_GIVEN INSTRUCTION_
Pick out all lines in the listing holding the string "matplotlib" and copy them.

*** GIVEN MATERIAL

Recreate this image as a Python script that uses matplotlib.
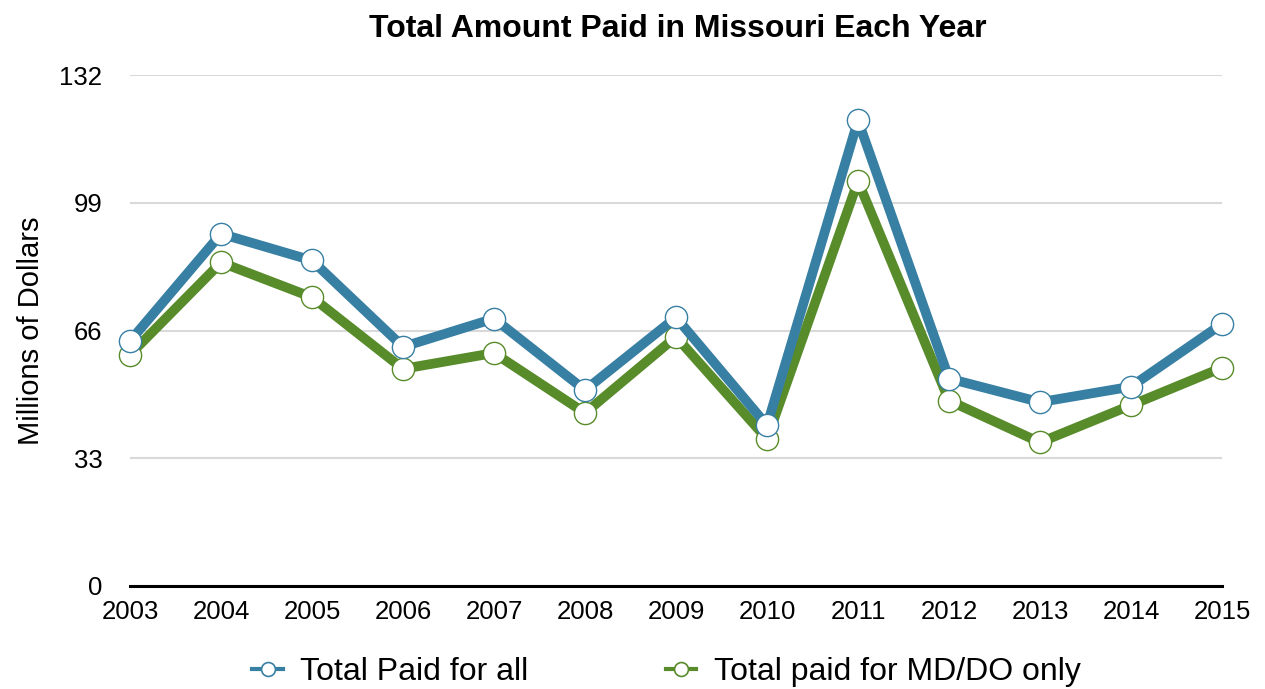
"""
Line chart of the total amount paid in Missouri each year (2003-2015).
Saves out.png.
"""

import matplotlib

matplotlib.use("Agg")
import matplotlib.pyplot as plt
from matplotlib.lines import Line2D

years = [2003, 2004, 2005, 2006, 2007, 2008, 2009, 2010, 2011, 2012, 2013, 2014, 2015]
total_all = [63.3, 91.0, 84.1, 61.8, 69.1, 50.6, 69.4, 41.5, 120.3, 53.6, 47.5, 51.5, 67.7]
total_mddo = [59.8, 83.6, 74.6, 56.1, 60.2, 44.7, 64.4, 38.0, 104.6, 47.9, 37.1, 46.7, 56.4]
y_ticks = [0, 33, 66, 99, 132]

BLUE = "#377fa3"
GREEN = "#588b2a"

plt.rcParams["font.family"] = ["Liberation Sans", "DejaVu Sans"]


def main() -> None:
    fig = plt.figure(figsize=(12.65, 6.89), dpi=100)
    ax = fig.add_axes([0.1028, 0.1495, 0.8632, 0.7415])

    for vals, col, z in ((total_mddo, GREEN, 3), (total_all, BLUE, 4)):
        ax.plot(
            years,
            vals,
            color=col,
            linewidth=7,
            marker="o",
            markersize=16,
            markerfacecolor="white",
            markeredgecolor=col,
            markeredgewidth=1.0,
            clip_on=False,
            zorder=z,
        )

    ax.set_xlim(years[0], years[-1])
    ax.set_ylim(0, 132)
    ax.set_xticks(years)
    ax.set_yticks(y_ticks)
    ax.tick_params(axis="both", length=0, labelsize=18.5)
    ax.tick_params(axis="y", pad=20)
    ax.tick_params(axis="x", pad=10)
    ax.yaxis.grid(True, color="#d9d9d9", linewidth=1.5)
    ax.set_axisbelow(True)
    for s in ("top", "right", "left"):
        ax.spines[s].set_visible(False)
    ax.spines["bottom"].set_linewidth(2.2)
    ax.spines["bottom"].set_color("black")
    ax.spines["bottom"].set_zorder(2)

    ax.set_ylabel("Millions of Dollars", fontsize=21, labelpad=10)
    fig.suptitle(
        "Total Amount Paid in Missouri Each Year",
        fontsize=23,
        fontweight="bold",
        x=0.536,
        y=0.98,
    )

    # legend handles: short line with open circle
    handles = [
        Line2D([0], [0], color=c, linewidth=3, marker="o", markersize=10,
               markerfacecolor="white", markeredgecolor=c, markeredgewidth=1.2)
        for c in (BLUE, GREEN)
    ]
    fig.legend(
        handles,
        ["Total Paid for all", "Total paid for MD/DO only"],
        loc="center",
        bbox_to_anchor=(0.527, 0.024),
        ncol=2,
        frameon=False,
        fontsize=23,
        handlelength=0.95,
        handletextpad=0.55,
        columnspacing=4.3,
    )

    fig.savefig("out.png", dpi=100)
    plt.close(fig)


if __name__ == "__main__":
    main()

******

_SOLUTION FOR THIS EXERCISE_
Recreate this image as a Python script that uses matplotlib.
import matplotlib
matplotlib.use("Agg")
import matplotlib.pyplot as plt
from matplotlib.lines import Line2D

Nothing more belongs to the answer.